Published: 24th January 2022
Tamil teacher at govt-aided school in Karnataka hasn't been paid for four years. Wondering why?
Due process requires her appointment to be approved by the Deputy Director of Public Instruction. However, that can only come through if the school advertises the appointment
K Thanalakshmi, a native of Sankarankovil in Tamil Nadu, left her husband and two teenage girls back home to take up a job as a Tamil teacher at a government-aided school in Bengaluru. However, four years later, she is yet to get even a single month's salary at the Tagore Memorial High School (TMHS) in Yeshwanthpur.
With her Master's degree in Tamil and a BEd, Thanalakshmi got an appointment letter as a Tamil Pandit at the school on November 29, 2017. Her appointment letter states, "Your salary will be fixed and claimed only after the approval of your appointment by the Deputy Director of Public Instruction, Bangalore North Range-I."
While the government had given its approval for filling up the posts at TMHS and a few other schools in 2015, it has not yet cleared the appointment of specific individuals to the post.
Thanalakshmi has been provided with a room to stay at the hostel here, and food has been arranged by the school management. "I want to be paid a salary more than anything else. I have still not been paid my salary even for one month," she told TNIE.
A Dhananjayan, President, Karnataka Tamil School and College Teachers Association, who has been running from pillar to post to assist her, charges that palms have to be greased in the Education Department to get things done.
Meanwhile, Minister of Primary and Secondary Education BC Nagesh told TNIE that the CM, at a meeting in Belagavi on December 21, had approved the appointment of many such individuals. "Her appointment would be approved soon and she would start getting her salary in the future," he assured. Nagesh urged her to come forward and file a complaint against anyone making any demands in the department. "Action would be taken against such individuals," he added.

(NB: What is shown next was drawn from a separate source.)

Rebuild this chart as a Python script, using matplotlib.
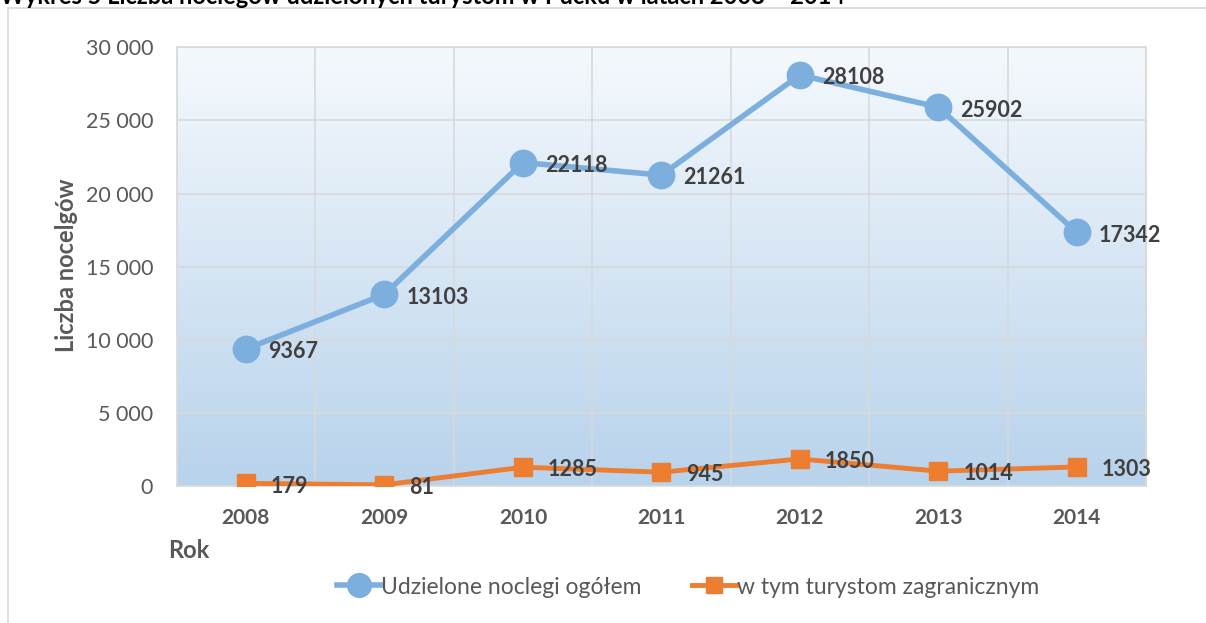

Commissioner for Public Instruction S Vishal said that at least 70 school appointees in the Bengaluru and Mysuru Region were facing similar issues. "While the government mandates that the job needs to be advertised in a newspaper printed across the state, as well as the biggest circulated daily in the specific district of appointment, private institutions just place the ad in the district pages and try to circumvent the rules. If it is not done correctly, how can we approve such appointments?" he asked, adding that if the state decides to amend the Karnataka Educational Institutions (Recruitment and Terms and Conditions of service of employment in Private, Aided, Primary and Secondary Educational Institutions) Rules, 1999, or gives him permission in writing to approve the appointments, he would do so.